Hey There, thanks for looking at my post, I’m new to posting as well as owning this beast so bear with me. Mostly stock 88 5.0 Ho E.F.I with a T5 tranny. Has 8.8 rear end, disk breakes, and shaved handles. Hatchback
I’m looking Like everyone, for any sort of way to upgrade parts. (Alternator, electric fans, heads, intake, injectors, lights, speakers,) but out of the PARTS YARD to keep it with in my imaginary Budget . I work two jobs and support My lady, little brother and my Mutt, so I Rarely have time and extra money.
Thank you for Any help, opinions and Responces ahead of time
Gears - 87-88 T-Bird Turbo Coupe rear axle - disc brakes and 3.55 or 3.73 gears in one package for $125-$300. Add another $100-$200 or so to complete the brake upgrade.
94-95 Mustang GT MAF - $40-$100. It is 70 MM instead of the stock 55 MM on regular stangs built prior to 94. This is a direct one for one swap that does not require any tuning or programming, It uses a slip on duct on the side that goes to the throttle body and a 4 bolt flange on the other. You need a flange adapter to fit the stock slip on air ducting that goes to the air box. Wiring plugs right in with no changes. *1 *2
95-97 Ford Explorer intake manifold & throttle body $150-$300. The intake manifold flows 220 CFM +, much better than stock. Throttle body is 65 MM, bigger than the 60 MM on stock stangs. I got a 96 with EGR passages that match the stock setup, so my smog gear works just like factory. You’ll need a 65 MM EGR spacer & new gaskets for $65-$90 so you have a place to mount the EGR & throttle linkage.

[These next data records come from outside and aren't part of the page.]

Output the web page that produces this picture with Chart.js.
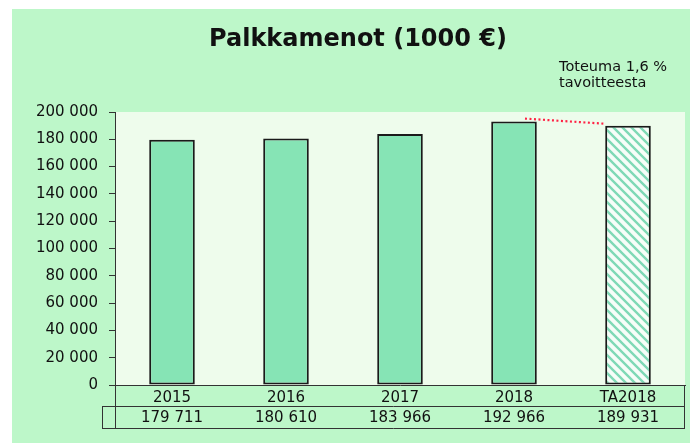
<!DOCTYPE html>
<html>
<head>
<meta charset="utf-8">
<script src="https://cdn.jsdelivr.net/npm/chart.js@4"></script>
<style>
  html, body { margin: 0; padding: 0; background: #ffffff; }
  #wrap { width: 690px; height: 443px; position: relative; }
</style>
</head>
<body>
<div id="wrap"><canvas id="c"></canvas></div>
<script>
// ---- data ----
const categories = ['2015', '2016', '2017', '2018', 'TA2018'];
const values = [179711, 180610, 183966, 192966, 189931];
const yMin = 0;
const yMax = 200000;
const yStep = 20000;
const titleText = 'Palkkamenot (1000 €)';
const noteLines = ['Toteuma 1,6 %', 'tavoitteesta'];
const targetIndex = 4;   // hatched budget bar
const compareIndex = 3;  // actual bar compared with budget

// ---- styles ----
const FONT = 'DejaVu Sans';
const outerGreen = '#bdf7c9';
const plotBg = '#eefcec';
const barFill = '#86e4b5';
const hatchColor = '#7fd9b6';
const textColor = '#111111';

function fmt(v) {
  return String(v).replace(/\B(?=(\d{3})+(?!\d))/g, ' ');
}

function makeHatch() {
  const s = 9;
  const c = document.createElement('canvas');
  c.width = s; c.height = s;
  const g = c.getContext('2d');
  g.fillStyle = '#f6fdf8';
  g.fillRect(0, 0, s, s);
  g.strokeStyle = hatchColor;
  g.lineWidth = 2.4;
  g.beginPath();
  g.moveTo(-2, -2); g.lineTo(s + 2, s + 2);
  g.moveTo(-2 - s, -2); g.lineTo(2, s + 2);
  g.moveTo(s - 2, -2); g.lineTo(2 * s + 2, s + 2);
  g.stroke();
  return g.createPattern(c, 'repeat');
}

const hatch = makeHatch();

const decorPlugin = {
  id: 'decor',
  beforeDraw(chart) {
    const ctx = chart.ctx;
    const a = chart.chartArea;
    ctx.save();
    ctx.fillStyle = '#ffffff';
    ctx.fillRect(0, 0, chart.width, chart.height);
    ctx.fillStyle = outerGreen;
    ctx.fillRect(12, 9, chart.width - 12, chart.height - 9);
    ctx.fillStyle = plotBg;
    ctx.fillRect(a.left, a.top, a.right - a.left, a.bottom - a.top);
    ctx.restore();
  },
  afterDraw(chart) {
    const ctx = chart.ctx;
    const a = chart.chartArea;
    const xs = chart.scales.x;
    ctx.save();
    // title
    ctx.fillStyle = textColor;
    ctx.font = 'bold 24px "' + FONT + '"';
    ctx.textAlign = 'center';
    ctx.textBaseline = 'middle';
    ctx.fillText(titleText, 358, 40);
    // note
    ctx.font = '14.5px "' + FONT + '"';
    ctx.textAlign = 'left';
    noteLines.forEach((t, i) => ctx.fillText(t, 559, 67 + i * 16));
    // value row
    ctx.font = '15px "' + FONT + '"';
    ctx.textAlign = 'center';
    const rowTop = a.bottom + 21;
    const rowBot = a.bottom + 43;
    values.forEach((v, i) => {
      ctx.fillText(fmt(v), xs.getPixelForValue(i), (rowTop + rowBot) / 2 + 1);
    });
    // table lines
    ctx.strokeStyle = '#333333';
    ctx.lineWidth = 1;
    ctx.beginPath();
    ctx.moveTo(a.left - 13, rowTop + 0.5); ctx.lineTo(a.right, rowTop + 0.5);
    ctx.moveTo(a.left - 13, rowBot + 0.5); ctx.lineTo(a.right, rowBot + 0.5);
    ctx.moveTo(a.left - 12.5, rowTop); ctx.lineTo(a.left - 12.5, rowBot + 0.5);
    ctx.moveTo(a.left + 0.5, a.bottom); ctx.lineTo(a.left + 0.5, rowBot + 0.5);
    ctx.moveTo(a.right - 0.5, a.bottom); ctx.lineTo(a.right - 0.5, rowBot + 0.5);
    ctx.stroke();
    // red dotted comparison line
    const meta = chart.getDatasetMeta(0);
    const b1 = meta.data[compareIndex];
    const b2 = meta.data[targetIndex];
    const w2 = b2.width;
    ctx.strokeStyle = '#ff2244';
    ctx.lineWidth = 2.2;
    ctx.setLineDash([2, 2.5]);
    ctx.beginPath();
    ctx.moveTo(b1.x + 11, b1.y - 3);
    ctx.lineTo(b2.x - w2 / 2, b2.y - 2);
    ctx.stroke();
    ctx.restore();
  }
};

Chart.defaults.font.family = FONT;
Chart.defaults.color = textColor;

new Chart(document.getElementById('c'), {
  type: 'bar',
  data: {
    labels: categories,
    datasets: [{
      data: values,
      backgroundColor: values.map((v, i) => i === targetIndex ? hatch : barFill),
      borderColor: '#1a1a1a',
      borderWidth: 2,
      borderSkipped: false,
      barPercentage: 0.4,
      categoryPercentage: 1.0
    }]
  },
  options: {
    responsive: true,
    maintainAspectRatio: false,
    animation: false,
    devicePixelRatio: 1,
    layout: { padding: { top: 112, right: 5, left: 0, bottom: 0 } },
    plugins: { legend: { display: false }, tooltip: { enabled: false }, title: { display: false } },
    scales: {
      x: {
        grid: { display: true, drawOnChartArea: false, drawTicks: false },
        border: { display: true, color: '#333333', width: 1 },
        ticks: { font: { size: 15 }, padding: 4, color: textColor },
        afterFit(scale) { scale.height = 58; }
      },
      y: {
        min: yMin,
        max: yMax,
        grid: { display: true, drawOnChartArea: false, drawTicks: true, tickLength: 6, color: '#333333' },
        border: { display: true, color: '#333333', width: 1 },
        ticks: {
          stepSize: yStep,
          padding: 11,
          font: { size: 15 },
          color: textColor,
          callback: (v) => fmt(v)
        },
        afterFit(scale) { scale.width = 115; }
      }
    }
  },
  plugins: [decorPlugin]
});
</script>
</body>
</html>
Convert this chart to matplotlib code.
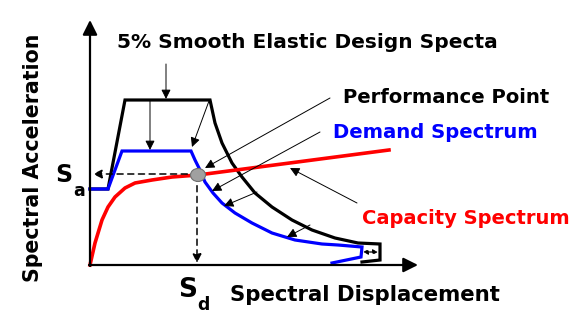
import matplotlib
matplotlib.use("Agg")
import matplotlib.pyplot as plt
from matplotlib.patches import Ellipse

# Shape data (Sd = horizontal, Sa = vertical, diagram units)
elastic_sd = [0, 18, 35, 120, 125, 132, 142, 152, 165, 182, 202, 222, 245, 268, 290, 290, 272]
elastic_sa = [76, 76, 165, 165, 142, 122, 102, 88, 72, 58, 45, 35, 27, 22, 21, 5, 3]

demand_sd = [0, 18, 32, 101, 105, 110, 115, 123, 132, 145, 162, 182, 205, 232, 248, 272, 271, 242]
demand_sa = [76, 76, 114, 114, 105, 95, 83, 72, 62, 52, 42, 32, 25, 21, 20, 18, 8, 2]

capacity_sd = [0, 5, 12, 18, 25, 35, 45, 62, 82, 108, 299]
capacity_sa = [0, 22, 45, 58, 68, 77, 82, 85, 88, 90, 115]

perf_sd, perf_sa = 108, 90

# thin pointer arrows: (start_sd, start_sa, tip_sd, tip_sa)
pointers = [
    (76, 201, 76, 166),
    (60, 165, 60, 115),
    (119, 164, 102, 118),
    (240, 167, 115, 97),
    (230, 133, 122, 74),
    (167, 73, 134, 59),
    (220, 40, 197, 28),
    (267, 62, 200, 97),
]

fig = plt.figure(figsize=(5.82, 3.22), dpi=100)
ax = fig.add_axes([0, 0, 1, 1])
ax.set_xlim(-90, 492)
ax.set_ylim(-57, 265)
ax.axis("off")

# axes with arrows
ax.annotate("", xy=(0, 245), xytext=(0, -1),
            arrowprops=dict(arrowstyle="-|>", lw=1.6, color="k",
                            mutation_scale=22, shrinkA=0, shrinkB=0))
ax.annotate("", xy=(328, 0), xytext=(-1, 0),
            arrowprops=dict(arrowstyle="-|>", lw=1.6, color="k",
                            mutation_scale=22, shrinkA=0, shrinkB=0))

ax.plot(elastic_sd, elastic_sa, color="black", lw=2.3, solid_joinstyle="miter")
ax.plot(demand_sd, demand_sa, color="#0000ff", lw=2.3, solid_joinstyle="miter")
ax.plot(capacity_sd, capacity_sa, color="#ff0000", lw=2.6)

# dashed guides
ax.annotate("", xy=(3, perf_sa + 1), xytext=(perf_sd, perf_sa + 1),
            arrowprops=dict(arrowstyle="-|>", lw=1.1, color="k", ls=(0, (4, 3)),
                            mutation_scale=13, shrinkA=0, shrinkB=0))
ax.annotate("", xy=(perf_sd - 1, 2), xytext=(perf_sd - 1, perf_sa),
            arrowprops=dict(arrowstyle="-|>", lw=1.1, color="k", ls=(0, (4, 3)),
                            mutation_scale=13, shrinkA=0, shrinkB=0))
ax.annotate("", xy=(288, 13), xytext=(273, 13),
            arrowprops=dict(arrowstyle="<|-|>", lw=0.9, color="k", ls=(0, (2, 2)),
                            mutation_scale=7, shrinkA=0, shrinkB=0))

ax.add_patch(Ellipse((perf_sd, perf_sa), 15, 13, facecolor="#a0a0a0",
                     edgecolor="#707070", lw=0.8, zorder=5))

for x0, y0, x1, y1 in pointers:
    ax.annotate("", xy=(x1, y1), xytext=(x0, y0),
                arrowprops=dict(arrowstyle="-|>", lw=0.7, color="k",
                                mutation_scale=14, shrinkA=0, shrinkB=0))

fp = dict(family="DejaVu Sans", fontweight="bold")
ax.text(217, 222, "5% Smooth Elastic Design Specta", ha="center", va="center",
        fontsize=14.5, color="black", **fp)
ax.text(253, 168, "Performance Point", ha="left", va="center",
        fontsize=14.1, color="black", **fp)
ax.text(243, 133, "Demand Spectrum", ha="left", va="center",
        fontsize=14.1, color="#0000ff", **fp)
ax.text(272, 47, "Capacity Spectrum", ha="left", va="center",
        fontsize=14.0, color="#ff0000", **fp)
ax.text(140, -30, "Spectral Displacement", ha="left", va="center",
        fontsize=15.3, color="black", **fp)
ax.text(-57, 107, "Spectral Acceleration", ha="center", va="center",
        rotation=90, fontsize=14.8, color="black", **fp)

ax.text(-35, 83, "S", ha="left", va="baseline", fontsize=17, **fp)
ax.text(-17, 69, "a", ha="left", va="baseline", fontsize=12.5, **fp)
ax.text(88, -32, "S", ha="left", va="baseline", fontsize=19, **fp)
ax.text(107, -45, "d", ha="left", va="baseline", fontsize=12.5, **fp)

fig.savefig("out.png", dpi=100)
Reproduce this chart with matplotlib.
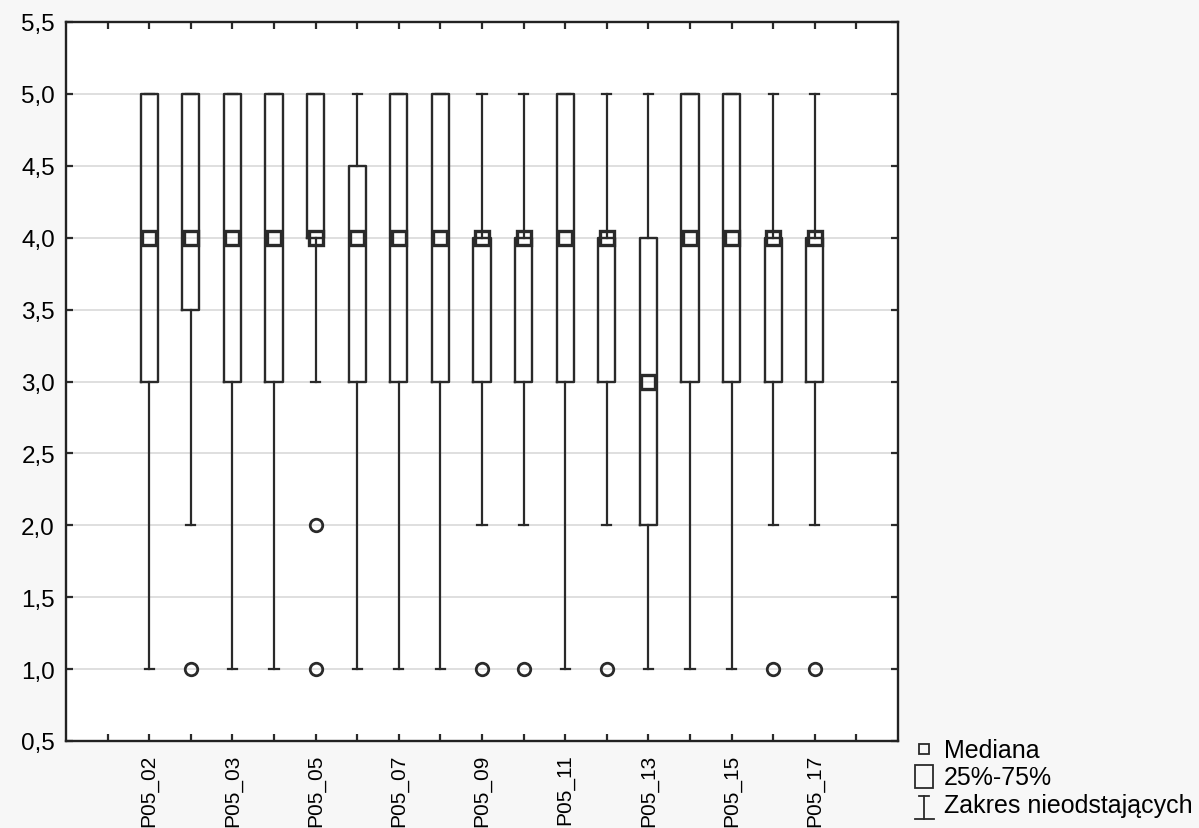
import numpy as np
import matplotlib.pyplot as plt
from matplotlib.patches import Rectangle

plt.rcParams['font.family'] = ['Liberation Sans', 'DejaVu Sans']

# variables (only every other name is printed on the axis)
names = ['P05_02', 'P05_02a', 'P05_03', 'P05_04', 'P05_05', 'P05_06', 'P05_07', 'P05_08',
         'P05_09', 'P05_10', 'P05_11', 'P05_12', 'P05_13', 'P05_14', 'P05_15', 'P05_16', 'P05_17']
q1 =     [3, 3.5, 3, 3, 4, 3, 3, 3, 3, 3, 3, 3, 2, 3, 3, 3, 3]
median = [4, 4, 4, 4, 4, 4, 4, 4, 4, 4, 4, 4, 3, 4, 4, 4, 4]
q3 =     [5, 5, 5, 5, 5, 4.5, 5, 5, 4, 4, 5, 4, 4, 5, 5, 4, 4]
whis_lo = [1, 2, 1, 1, 3, 1, 1, 1, 2, 2, 1, 2, 1, 1, 1, 2, 2]
whis_hi = [5, 5, 5, 5, 5, 5, 5, 5, 5, 5, 5, 5, 5, 5, 5, 5, 5]
outliers = [[], [1], [], [], [2, 1], [], [], [], [1], [1], [], [1], [], [], [], [1], [1]]

line_c = '#2a2a2a'

fig = plt.figure(figsize=(11.99, 8.29), dpi=100, facecolor='#f7f7f7')
ax = fig.add_axes([66/1199, (829-742)/829, (898-66)/1199, (742-23)/829])
ax.set_facecolor('white')

pos = np.arange(1, len(names) + 1)
stats = []
for i in range(len(names)):
    stats.append(dict(med=median[i], q1=q1[i], q3=q3[i], whislo=whis_lo[i],
                      whishi=whis_hi[i], fliers=outliers[i]))

ax.bxp(stats, positions=pos, widths=0.41, capwidths=0.22, showcaps=True,
       boxprops=dict(color=line_c, linewidth=1.7),
       whiskerprops=dict(color=line_c, linewidth=1.6),
       capprops=dict(color=line_c, linewidth=1.6),
       medianprops=dict(visible=False),
       flierprops=dict(marker='o', markersize=9, markerfacecolor='none',
                       markeredgecolor=line_c, markeredgewidth=2),
       zorder=3)
ax.plot(pos, median, linestyle='', marker='s', markersize=9.5, markerfacecolor='none',
        markeredgecolor=line_c, markeredgewidth=2.4, zorder=4)

ax.set_xlim(-1, 19)
ax.set_ylim(0.5, 5.5)
yt = np.arange(0.5, 5.51, 0.5)
ax.set_yticks(yt)
ax.set_yticklabels([f'{v:.1f}'.replace('.', ',') for v in yt], fontsize=17.5)
ax.set_xticks(np.arange(0, 19))
xl = [''] * 19
for i, n in enumerate(names):
    if i % 2 == 0:
        xl[i + 1] = n
ax.set_xticklabels(xl, rotation=90, fontsize=15)
ax.tick_params(direction='in', length=5, width=1.6, color=line_c,
               top=True, right=True)
ax.tick_params(axis='y', pad=8)
ax.tick_params(axis='x', pad=9)
for v in yt[1:-1]:
    ax.axhline(v, color='#d9d9d9', linewidth=1.2, zorder=1)
for s in ax.spines.values():
    s.set_linewidth(1.7)
    s.set_color('#222222')

# legend drawn in pixel coordinates
lax = fig.add_axes([0, 0, 1, 1])
lax.set_xlim(0, 1199)
lax.set_ylim(829, 0)
lax.axis('off')
lax.plot([924], [750], marker='s', markersize=6.5, markerfacecolor='none',
         markeredgecolor=line_c, markeredgewidth=1.3)
lax.add_patch(Rectangle((915, 766), 18, 23, fill=False, edgecolor=line_c, linewidth=1.3))
lax.plot([924, 924], [797, 820], color=line_c, linewidth=1.3)
lax.plot([919, 929], [797, 797], color=line_c, linewidth=1.3)
lax.plot([915, 934], [820, 820], color=line_c, linewidth=1.3)
lax.text(944, 751, 'Mediana', fontsize=18, va='center')
lax.text(944, 778, '25%-75%', fontsize=18, va='center')
lax.text(944, 806, 'Zakres nieodstających', fontsize=18, va='center')

fig.savefig('out.png', dpi=100, facecolor=fig.get_facecolor())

Explorer GT40 or GT 40P cylinder heads. The GT40 heads have 3 bars cast at the end of the head. GT 40 's will work with any header setup, they are found on the earlier model Explorers from 95 - 97 I believe.
The GT 40P's are found on 98-2001 model cars and have 4 bars cast into the end of the cylinder head.. They need aftermarket headers designed to clear the angled spark plugs designed to clear the spark plugs, and 90 °angle spark plug wires..
Whatever you GT40 heads get, plan to replace the valve springs replaced with good quality aftermarket springs from someplace like Crane Cams or Competition Cams.
3G alternator from 94-95 Mustangs or other Ford. $20-$120. A must have to make the electrical system work like it should or if you have an electric fan. You’ll need a 4 gauge power wire and a 125-135 amp fuse to go with it about $15- $30.
Lincoln MK VIII electric fan -$40-$160. Free up some HP by not having to drive the stock fan. The 3G alternator upgrade is a must have prerequisite before you do the MK VIII fan. You won’t have enough electrical power if you don’t do the 3G upgrade.
Aluminum driveshaft: (courtesy of shawn13) It needs to be from a 92-93-94 Aerostar AWD. It measures 45 ½” center of the front U-joint to center of the rear U-joint. You will need the U-joint, part #PUJ353 from NAPA. The Canadian NAPA pat number is 1-0134BF. It should bolt right up after the U-joint swap.
Note: This driveshaft is not an exact duplicate of the Ford Racing part. It is 3” in diameter while the Ford Racing part is 3.5” in diameter. There is no guarantee that the balance will be any better than the stock part.
Use a piece of string and wrap it around the driveshaft. Make a mark on the string where the ends overlap. Measure the length of the string:
On the 3" Aerostar driveshaft the string will be 9.42" or about 9 7/16" long.
On the Ford Racing 3.5" driveshaft the string will be 10.99" or about 11" long
The 94-95 Mustang 5.0 MAF & sensor is also found on:
1995-94 Mustang 3.8L F2VF-12B579-A2A,
1994-92 Crown Victoria 4.6L F2VF-12B579-A2A,
1995-94 Mustang, Mustang Cobra 5.0L F2VF-12B579-A2A,
1994-92 Town Car 4.6L F2VF-12B579-A2A,
1994-92 Grand Marquis 4.6L F2VF-12B579-A2A,
Evidently the –A1A, -A2A, AA, etc. on the end of the part number is a minor variant that did not change the operating specs. You should be able to ignore it and have everything work good.
Identifying GT40 heads Revised 26 may 2018 to include spark plug angle pictures and text descriptions.
The GT40X are aluminum. The GT40 & GT40P heads are iron. Use a magnet and it will stick to iron, it will not stick to aluminum.
GT40 heads have 3 bars cast into the front or rear sides of the heads.
GT40P heads have 4 bars cast into the front or rear sides of the heads.
GT40 heads have angled spark plugs, flow slightly less than GT40P. Stock and aftermarket headers fit with no problems.
GT40P heads have flow slightly more than GT40. The straight spark plugs mean that some aftermarket headers don't fit properly and spark plug wiring may be very close to the headers and burn easily.